Ninna-ji was founded by Emperor Kokaku in 886, and completed by Emperor Uda. Ninna-ji formally served as the old Imperial Palace of Omura and was converted to a temple upon Emperor Uda’s abdication and taking of the tonsure at age thirty-three. The tradition of a son of the emperor serving as head priest continued for about one thousand years, until the Meiji Restoration of 1867. Later the palace was designated a Shingon temple and renamed Ninna-ji.
Its buildings and grounds are constructed in an elegant imperial style befitting a monzeki (the title given to a temple governed by an imperial prince.)
Originally there were more than sixty sub-temples, but all these were destroyed during the Onin Wars. Later, the present day buildings were jointly funded by Tokugawas and the imperial household and are among Japan’s most important cultural assets.
Ninnaj-ji is also home to the Omura school of ikebana and one can enjoy this style of flower arrangements, as I did the day I visited.

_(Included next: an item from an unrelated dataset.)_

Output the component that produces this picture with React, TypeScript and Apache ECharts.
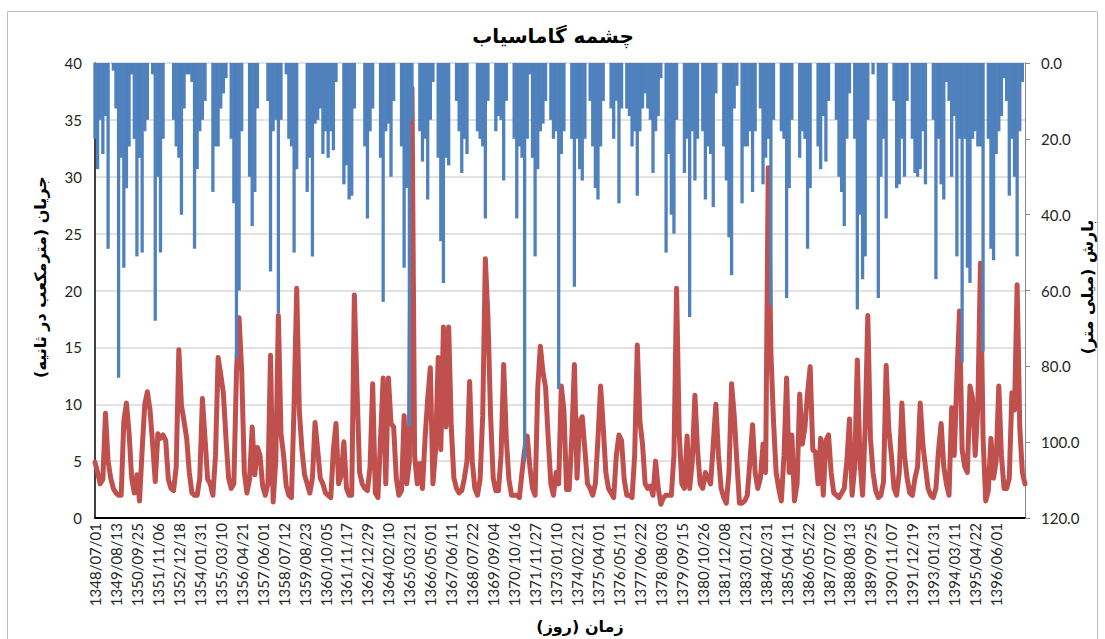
import React, { useEffect, useRef } from "react";
import * as echarts from "echarts";

const TICK_LABELS = [
  "1348/07/01", "1349/08/13", "1350/09/25", "1351/11/06", "1352/12/18", "1354/01/31",
  "1355/03/10", "1356/04/21", "1357/06/01", "1358/07/12", "1359/08/23", "1360/10/05",
  "1361/11/17", "1362/12/29", "1364/02/10", "1365/03/21", "1366/05/01", "1367/06/11",
  "1368/07/22", "1369/09/04", "1370/10/16", "1371/11/27", "1373/01/10", "1374/02/21",
  "1375/04/01", "1376/05/11", "1377/06/22", "1378/08/03", "1379/09/15", "1380/10/26",
  "1381/12/08", "1383/01/21", "1384/02/31", "1385/04/11", "1386/05/22", "1387/07/02",
  "1388/08/13", "1389/09/25", "1390/11/07", "1391/12/19", "1393/01/31", "1394/03/11",
  "1395/04/22", "1396/06/01",
];

// one value per ~51-day step, 8 steps between labelled dates
const FLOW = [
  4.9, 4.0, 3.0, 3.4, 9.2, 5.0, 3.5, 2.6, 2.2, 2.0,
  2.0, 8.5, 10.1, 7.5, 3.5, 2.2, 3.8, 1.5, 6.0, 10.0,
  11.1, 9.5, 6.5, 3.2, 7.4, 7.0, 7.3, 6.8, 3.4, 2.6,
  2.4, 4.5, 14.8, 9.9, 8.5, 7.0, 4.0, 2.2, 2.0, 2.0,
  3.5, 10.5, 7.0, 3.4, 3.0, 2.0, 5.5, 14.1, 12.6, 11.0,
  7.0, 3.5, 2.6, 3.0, 12.8, 17.6, 12.9, 4.0, 2.2, 3.4,
  8.0, 3.8, 6.2, 5.5, 2.8, 2.0, 3.0, 14.3, 1.4, 5.0,
  17.8, 7.4, 5.5, 2.8, 2.0, 1.8, 10.0, 20.2, 9.4, 6.0,
  3.8, 3.0, 2.2, 3.5, 8.4, 6.0, 3.5, 3.0, 2.2, 2.0,
  1.8, 6.0, 8.3, 3.0, 3.8, 6.7, 2.6, 2.0, 2.0, 19.6,
  11.5, 4.0, 3.0, 2.6, 2.4, 4.5, 11.8, 2.2, 1.8, 7.0,
  12.3, 3.0, 12.3, 8.3, 8.0, 3.5, 2.0, 2.4, 9.0, 3.0,
  5.0, 37.8, 5.5, 3.0, 4.8, 2.6, 7.0, 10.5, 13.2, 3.0,
  6.0, 14.1, 6.0, 16.8, 8.0, 16.8, 8.0, 3.5, 2.6, 2.2,
  2.4, 3.5, 5.0, 12.0, 5.0, 2.6, 2.0, 3.4, 9.0, 22.8,
  17.6, 9.0, 3.5, 2.4, 2.4, 5.5, 13.5, 7.0, 3.4, 2.0,
  2.0, 2.0, 1.8, 4.0, 6.0, 7.2, 4.5, 2.6, 2.0, 11.4,
  15.1, 12.8, 11.5, 7.0, 3.0, 2.0, 4.0, 3.0, 11.6, 9.5,
  2.5, 2.5, 7.0, 13.5, 3.5, 8.5, 8.9, 6.0, 3.0, 2.6,
  2.0, 3.0, 7.0, 11.6, 8.0, 4.0, 2.6, 2.2, 1.8, 5.5,
  7.3, 6.8, 3.4, 2.0, 2.0, 1.8, 5.5, 15.2, 8.5, 6.5,
  3.0, 2.6, 2.8, 2.0, 5.0, 2.6, 1.2, 1.8, 2.0, 2.0,
  2.0, 5.5, 20.2, 7.5, 3.0, 2.6, 7.2, 2.6, 5.0, 10.8,
  6.0, 3.0, 2.6, 4.0, 3.5, 3.0, 6.5, 10.0, 5.5, 2.6,
  1.8, 1.3, 4.0, 11.8, 9.0, 5.0, 1.3, 1.3, 1.5, 2.0,
  5.0, 8.2, 4.0, 2.6, 3.5, 6.5, 4.0, 30.8, 14.6, 8.5,
  4.0, 2.6, 1.5, 5.5, 12.3, 4.0, 7.3, 1.5, 3.0, 10.9,
  6.5, 8.0, 11.0, 13.3, 6.0, 5.8, 3.0, 7.0, 2.0, 6.8,
  7.3, 4.0, 2.2, 2.0, 1.8, 2.2, 2.6, 5.0, 8.7, 2.0,
  4.5, 13.9, 5.0, 2.0, 8.0, 17.8, 7.0, 4.0, 2.4, 1.8,
  2.0, 3.2, 13.4, 7.8, 5.5, 2.6, 2.0, 4.0, 10.1, 5.5,
  3.5, 2.2, 2.0, 3.5, 4.5, 10.1, 6.5, 4.5, 2.6, 2.0,
  1.8, 2.6, 6.0, 8.3, 4.5, 3.0, 2.0, 9.7, 5.5, 12.3,
  18.2, 6.0, 4.5, 4.0, 11.6, 10.5, 5.5, 10.0, 22.4, 7.0,
  1.5, 2.4, 7.0, 3.5, 5.0, 11.6, 5.5, 2.6, 2.6, 3.5,
  11.0, 9.5, 20.5, 8.0, 4.0, 3.0,
];

const RAIN = [
  20, 28, 15, 24, 14, 49, 0, 2, 12, 83,
  25, 54, 33, 22, 3, 20, 51, 25, 50, 18,
  15, 0, 3, 68, 30, 50, 20, 0, 0, 0,
  15, 22, 25, 40, 12, 3, 3, 5, 49, 28,
  18, 15, 10, 0, 0, 34, 22, 22, 12, 8,
  4, 0, 20, 37, 78, 60, 18, 0, 0, 30,
  43, 34, 12, 0, 0, 0, 10, 55, 18, 15,
  66, 15, 0, 3, 20, 22, 50, 28, 0, 0,
  0, 34, 25, 51, 16, 15, 12, 24, 18, 25,
  18, 23, 5, 0, 0, 32, 27, 36, 35, 12,
  0, 0, 0, 22, 41, 18, 12, 0, 0, 25,
  63, 18, 16, 30, 10, 0, 0, 22, 54, 33,
  96, 15, 0, 0, 18, 26, 20, 36, 15, 5,
  0, 25, 47, 58, 25, 27, 0, 0, 10, 18,
  29, 20, 24, 0, 0, 0, 18, 20, 22, 41,
  10, 0, 0, 18, 14, 15, 31, 10, 0, 0,
  20, 41, 22, 25, 105, 20, 3, 25, 51, 28,
  18, 16, 10, 0, 15, 20, 18, 86, 24, 18,
  0, 0, 20, 59, 20, 28, 31, 20, 0, 10,
  22, 33, 36, 22, 10, 0, 0, 12, 20, 10,
  37, 12, 0, 12, 14, 22, 18, 35, 18, 12,
  8, 12, 15, 29, 18, 14, 4, 0, 50, 24,
  40, 45, 15, 0, 0, 29, 20, 67, 18, 31,
  20, 0, 18, 36, 22, 24, 38, 8, 0, 0,
  22, 31, 46, 56, 12, 6, 0, 37, 22, 22,
  18, 34, 18, 0, 12, 32, 25, 20, 64, 15,
  0, 0, 18, 20, 62, 33, 15, 0, 0, 25,
  18, 20, 49, 33, 0, 0, 22, 28, 14, 26,
  10, 0, 0, 15, 30, 34, 43, 20, 8, 0,
  20, 65, 40, 57, 51, 15, 0, 3, 0, 62,
  30, 20, 41, 0, 0, 10, 33, 32, 20, 30,
  10, 0, 20, 29, 30, 28, 18, 32, 0, 0,
  15, 57, 20, 32, 36, 5, 10, 30, 14, 51,
  20, 79, 20, 54, 58, 20, 18, 22, 22, 76,
  0, 20, 49, 52, 24, 18, 14, 4, 10, 35,
  20, 30, 51, 18, 5, 0,
];

const LABEL_STEP = 8;
const TITLE = "چشمه گاماسیاب";
const Y_LEFT_NAME = "\u200Fجریان (مترمکعب در ثانیه)\u200F";
const Y_RIGHT_NAME = "\u200Fبارش (میلی متر)\u200F";
const X_NAME = "\u200Fزمان (روز)\u200F";

const TEXT_COLOR = "#262626";
const NUM_FONT = "Lato";
const FA_FONT = "DejaVu Sans";

export default function App() {
  const ref = useRef<HTMLDivElement>(null);

  useEffect(() => {
    if (!ref.current) return;
    const chart = echarts.init(ref.current, null, { renderer: "svg" });
    const cats = FLOW.map((_, i) => String(i));

    chart.setOption({
      animation: false,
      grid: { left: 95, right: 80, top: 63, bottom: 121, containLabel: false },
      xAxis: {
        type: "category",
        data: cats,
        boundaryGap: false,
        axisLine: { show: true, lineStyle: { color: "#000", width: 2 } },
        axisTick: { show: false },
        splitLine: { show: false },
        axisLabel: {
          interval: LABEL_STEP - 1,
          rotate: 90,
          margin: 5,
          fontFamily: NUM_FONT,
          fontSize: 15,
          color: TEXT_COLOR,
          formatter: (_v: string, idx: number) =>
            idx % LABEL_STEP === 0 ? TICK_LABELS[idx / LABEL_STEP] ?? "" : "",
        },
      },
      yAxis: [
        {
          type: "value",
          position: "left",
          min: 0,
          max: 40,
          interval: 5,
          axisLine: { show: true, lineStyle: { color: "#000", width: 1.5 } },
          axisTick: { show: false },
          axisLabel: { margin: 13, fontFamily: NUM_FONT, fontSize: 15, color: TEXT_COLOR },
          splitLine: { show: true, lineStyle: { color: "#D9D9D9", width: 1.5 } },
        },
        {
          type: "value",
          position: "right",
          min: 0,
          max: 120,
          interval: 20,
          inverse: true,
          axisLine: { show: true, lineStyle: { color: "#868686", width: 1 } },
          axisTick: { show: true, inside: false, length: 5, lineStyle: { color: "#868686" } },
          axisLabel: {
            margin: 16,
            fontFamily: NUM_FONT,
            fontSize: 15,
            color: TEXT_COLOR,
            formatter: (v: number) => v.toFixed(1),
          },
          splitLine: { show: false },
        },
      ],
      series: [
        {
          name: "flow",
          type: "line",
          yAxisIndex: 0,
          data: FLOW,
          symbol: "none",
          lineStyle: { color: "#C0504D", width: 5, join: "round", cap: "round" },
          z: 2,
        },
        {
          name: "rain",
          type: "bar",
          yAxisIndex: 1,
          data: RAIN,
          barWidth: 3.3,
          itemStyle: { color: "#4F81BD" },
          z: 3,
        },
      ],
      graphic: [
        {
          type: "rect",
          silent: true,
          z: -10,
          shape: { x: 7.5, y: 11.5, width: 1090, height: 660 },
          style: { fill: "none", stroke: "#BFBFBF", lineWidth: 1 },
        },
        {
          type: "text",
          x: 553,
          y: 36,
          style: {
            text: TITLE,
            font: `bold 20px "${FA_FONT}"`,
            fill: "#000",
            textAlign: "center",
            textVerticalAlign: "middle",
            align: "center",
            verticalAlign: "middle",
          },
        },
        {
          type: "text",
          x: 40,
          y: 277,
          rotation: Math.PI / 2,
          style: {
            text: Y_LEFT_NAME,
            font: `bold 16px "${FA_FONT}"`,
            fill: "#000",
            textAlign: "center",
            textVerticalAlign: "middle",
            align: "center",
            verticalAlign: "middle",
          },
        },
        {
          type: "text",
          x: 1087,
          y: 287,
          rotation: Math.PI / 2,
          style: {
            text: Y_RIGHT_NAME,
            font: `bold 16px "${FA_FONT}"`,
            fill: "#000",
            textAlign: "center",
            textVerticalAlign: "middle",
            align: "center",
            verticalAlign: "middle",
          },
        },
        {
          type: "text",
          x: 580,
          y: 626,
          style: {
            text: X_NAME,
            font: `bold 16px "${FA_FONT}"`,
            fill: "#000",
            textAlign: "center",
            textVerticalAlign: "middle",
            align: "center",
            verticalAlign: "middle",
          },
        },
      ],
    });

    return () => chart.dispose();
  }, []);

  return (
    <div
      ref={ref}
      style={{ position: "absolute", left: 0, top: 0, width: 1105, height: 639 }}
    />
  );
}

It is thought that the garden was strongly modeled on the paradise gardens of the Jodo sect with some influence from the emerging Zen faction. In the Zen tradition, the garden’s design includes vegetation as well as areas of sand.
Originally designed to be walked through, appreciating the sound of water falling on rocks, one can still view it all from the perspective of the veranda. The Ninna-ji garden represents the transition from the kaiyu (stroll) to the kansho (admiration) style of garden in the late Edo period.
Today it is most known for its display of the two hundred late-blooming dwarf cherry trees (Omuro-zakura) in April.